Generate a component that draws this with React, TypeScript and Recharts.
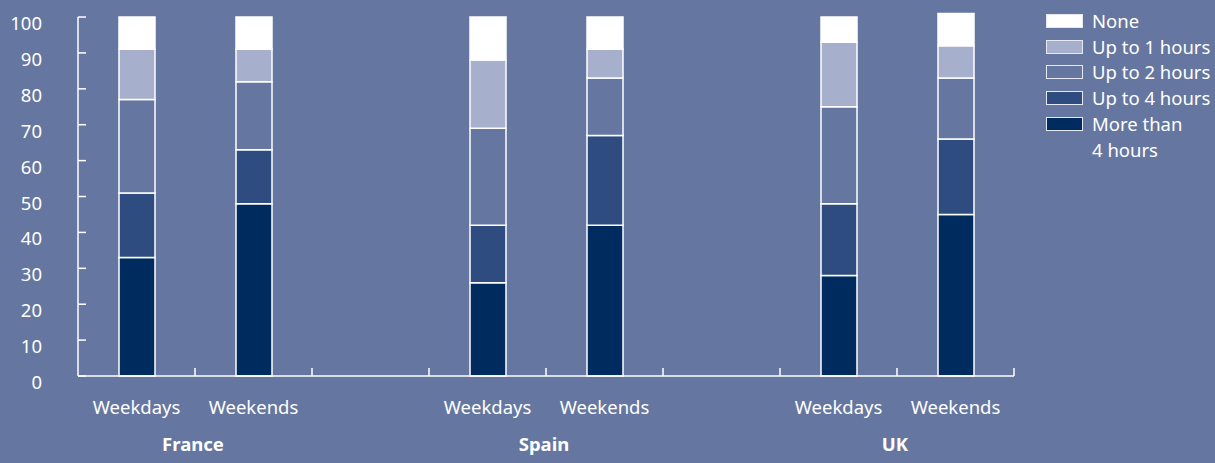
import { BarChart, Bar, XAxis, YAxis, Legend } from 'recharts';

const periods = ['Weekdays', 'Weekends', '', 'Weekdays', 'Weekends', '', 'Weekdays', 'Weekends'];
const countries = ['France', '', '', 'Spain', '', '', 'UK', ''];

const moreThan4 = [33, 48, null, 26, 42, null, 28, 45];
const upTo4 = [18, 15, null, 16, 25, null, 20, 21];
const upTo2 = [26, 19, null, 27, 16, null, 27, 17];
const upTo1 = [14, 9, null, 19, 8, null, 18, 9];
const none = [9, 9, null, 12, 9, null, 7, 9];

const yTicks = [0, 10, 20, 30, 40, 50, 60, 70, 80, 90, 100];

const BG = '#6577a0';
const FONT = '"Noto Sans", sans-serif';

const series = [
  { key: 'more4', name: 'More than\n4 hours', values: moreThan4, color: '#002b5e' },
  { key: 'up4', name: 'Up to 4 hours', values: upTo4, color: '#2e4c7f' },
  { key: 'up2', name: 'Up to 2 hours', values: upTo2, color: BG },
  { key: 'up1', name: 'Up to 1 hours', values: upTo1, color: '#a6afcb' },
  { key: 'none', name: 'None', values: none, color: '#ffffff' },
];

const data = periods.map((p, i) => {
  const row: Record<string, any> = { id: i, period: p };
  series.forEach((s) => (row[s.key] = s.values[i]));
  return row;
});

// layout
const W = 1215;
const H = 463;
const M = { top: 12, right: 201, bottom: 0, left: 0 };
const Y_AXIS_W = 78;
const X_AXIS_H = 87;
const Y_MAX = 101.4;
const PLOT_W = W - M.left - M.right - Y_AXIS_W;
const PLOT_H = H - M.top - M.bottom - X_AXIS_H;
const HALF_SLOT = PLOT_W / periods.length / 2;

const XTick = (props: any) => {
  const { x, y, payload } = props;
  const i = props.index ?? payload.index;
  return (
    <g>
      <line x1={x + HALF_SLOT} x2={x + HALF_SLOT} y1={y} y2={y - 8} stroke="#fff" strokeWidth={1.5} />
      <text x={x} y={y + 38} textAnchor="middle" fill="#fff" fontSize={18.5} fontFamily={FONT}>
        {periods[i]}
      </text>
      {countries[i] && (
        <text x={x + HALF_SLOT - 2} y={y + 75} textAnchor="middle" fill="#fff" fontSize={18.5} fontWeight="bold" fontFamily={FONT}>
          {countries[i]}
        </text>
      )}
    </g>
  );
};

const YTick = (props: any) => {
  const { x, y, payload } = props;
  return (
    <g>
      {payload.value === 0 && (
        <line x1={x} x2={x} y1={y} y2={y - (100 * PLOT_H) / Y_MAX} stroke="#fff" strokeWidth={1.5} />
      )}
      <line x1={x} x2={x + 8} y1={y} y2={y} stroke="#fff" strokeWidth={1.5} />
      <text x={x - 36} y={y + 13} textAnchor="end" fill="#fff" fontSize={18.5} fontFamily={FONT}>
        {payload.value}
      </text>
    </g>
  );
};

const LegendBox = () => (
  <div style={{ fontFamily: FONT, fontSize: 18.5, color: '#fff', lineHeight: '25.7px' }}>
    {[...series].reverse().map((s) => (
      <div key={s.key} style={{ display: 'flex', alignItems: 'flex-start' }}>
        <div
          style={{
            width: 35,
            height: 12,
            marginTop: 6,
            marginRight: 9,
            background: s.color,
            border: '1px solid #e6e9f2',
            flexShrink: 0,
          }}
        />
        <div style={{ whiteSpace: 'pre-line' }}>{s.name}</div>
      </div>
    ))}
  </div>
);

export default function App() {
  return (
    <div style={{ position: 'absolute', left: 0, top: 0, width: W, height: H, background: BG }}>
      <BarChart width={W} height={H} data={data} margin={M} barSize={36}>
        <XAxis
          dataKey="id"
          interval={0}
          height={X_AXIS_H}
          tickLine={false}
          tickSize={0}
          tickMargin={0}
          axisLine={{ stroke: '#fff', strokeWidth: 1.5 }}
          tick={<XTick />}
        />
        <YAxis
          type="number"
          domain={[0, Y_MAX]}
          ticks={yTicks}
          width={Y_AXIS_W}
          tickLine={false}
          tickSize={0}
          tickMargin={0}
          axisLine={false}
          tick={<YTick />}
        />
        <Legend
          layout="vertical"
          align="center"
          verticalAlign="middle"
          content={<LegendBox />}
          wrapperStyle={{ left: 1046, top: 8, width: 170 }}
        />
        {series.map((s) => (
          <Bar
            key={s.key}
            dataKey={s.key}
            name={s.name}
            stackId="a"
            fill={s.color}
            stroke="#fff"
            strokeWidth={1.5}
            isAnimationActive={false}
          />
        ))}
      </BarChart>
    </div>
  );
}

──────

SET EXERCISE: Restate the whole listing above exactly, please, omitting every image.

RESPONSE TO THE TASK:
Generate a component that draws this with React, TypeScript and Recharts.
import { BarChart, Bar, XAxis, YAxis, Legend } from 'recharts';

const periods = ['Weekdays', 'Weekends', '', 'Weekdays', 'Weekends', '', 'Weekdays', 'Weekends'];
const countries = ['France', '', '', 'Spain', '', '', 'UK', ''];

const moreThan4 = [33, 48, null, 26, 42, null, 28, 45];
const upTo4 = [18, 15, null, 16, 25, null, 20, 21];
const upTo2 = [26, 19, null, 27, 16, null, 27, 17];
const upTo1 = [14, 9, null, 19, 8, null, 18, 9];
const none = [9, 9, null, 12, 9, null, 7, 9];

const yTicks = [0, 10, 20, 30, 40, 50, 60, 70, 80, 90, 100];

const BG = '#6577a0';
const FONT = '"Noto Sans", sans-serif';

const series = [
  { key: 'more4', name: 'More than\n4 hours', values: moreThan4, color: '#002b5e' },
  { key: 'up4', name: 'Up to 4 hours', values: upTo4, color: '#2e4c7f' },
  { key: 'up2', name: 'Up to 2 hours', values: upTo2, color: BG },
  { key: 'up1', name: 'Up to 1 hours', values: upTo1, color: '#a6afcb' },
  { key: 'none', name: 'None', values: none, color: '#ffffff' },
];

const data = periods.map((p, i) => {
  const row: Record<string, any> = { id: i, period: p };
  series.forEach((s) => (row[s.key] = s.values[i]));
  return row;
});

// layout
const W = 1215;
const H = 463;
const M = { top: 12, right: 201, bottom: 0, left: 0 };
const Y_AXIS_W = 78;
const X_AXIS_H = 87;
const Y_MAX = 101.4;
const PLOT_W = W - M.left - M.right - Y_AXIS_W;
const PLOT_H = H - M.top - M.bottom - X_AXIS_H;
const HALF_SLOT = PLOT_W / periods.length / 2;

const XTick = (props: any) => {
  const { x, y, payload } = props;
  const i = props.index ?? payload.index;
  return (
    <g>
      <line x1={x + HALF_SLOT} x2={x + HALF_SLOT} y1={y} y2={y - 8} stroke="#fff" strokeWidth={1.5} />
      <text x={x} y={y + 38} textAnchor="middle" fill="#fff" fontSize={18.5} fontFamily={FONT}>
        {periods[i]}
      </text>
      {countries[i] && (
        <text x={x + HALF_SLOT - 2} y={y + 75} textAnchor="middle" fill="#fff" fontSize={18.5} fontWeight="bold" fontFamily={FONT}>
          {countries[i]}
        </text>
      )}
    </g>
  );
};

const YTick = (props: any) => {
  const { x, y, payload } = props;
  return (
    <g>
      {payload.value === 0 && (
        <line x1={x} x2={x} y1={y} y2={y - (100 * PLOT_H) / Y_MAX} stroke="#fff" strokeWidth={1.5} />
      )}
      <line x1={x} x2={x + 8} y1={y} y2={y} stroke="#fff" strokeWidth={1.5} />
      <text x={x - 36} y={y + 13} textAnchor="end" fill="#fff" fontSize={18.5} fontFamily={FONT}>
        {payload.value}
      </text>
    </g>
  );
};

const LegendBox = () => (
  <div style={{ fontFamily: FONT, fontSize: 18.5, color: '#fff', lineHeight: '25.7px' }}>
    {[...series].reverse().map((s) => (
      <div key={s.key} style={{ display: 'flex', alignItems: 'flex-start' }}>
        <div
          style={{
            width: 35,
            height: 12,
            marginTop: 6,
            marginRight: 9,
            background: s.color,
            border: '1px solid #e6e9f2',
            flexShrink: 0,
          }}
        />
        <div style={{ whiteSpace: 'pre-line' }}>{s.name}</div>
      </div>
    ))}
  </div>
);

export default function App() {
  return (
    <div style={{ position: 'absolute', left: 0, top: 0, width: W, height: H, background: BG }}>
      <BarChart width={W} height={H} data={data} margin={M} barSize={36}>
        <XAxis
          dataKey="id"
          interval={0}
          height={X_AXIS_H}
          tickLine={false}
          tickSize={0}
          tickMargin={0}
          axisLine={{ stroke: '#fff', strokeWidth: 1.5 }}
          tick={<XTick />}
        />
        <YAxis
          type="number"
          domain={[0, Y_MAX]}
          ticks={yTicks}
          width={Y_AXIS_W}
          tickLine={false}
          tickSize={0}
          tickMargin={0}
          axisLine={false}
          tick={<YTick />}
        />
        <Legend
          layout="vertical"
          align="center"
          verticalAlign="middle"
          content={<LegendBox />}
          wrapperStyle={{ left: 1046, top: 8, width: 170 }}
        />
        {series.map((s) => (
          <Bar
            key={s.key}
            dataKey={s.key}
            name={s.name}
            stackId="a"
            fill={s.color}
            stroke="#fff"
            strokeWidth={1.5}
            isAnimationActive={false}
          />
        ))}
      </BarChart>
    </div>
  );
}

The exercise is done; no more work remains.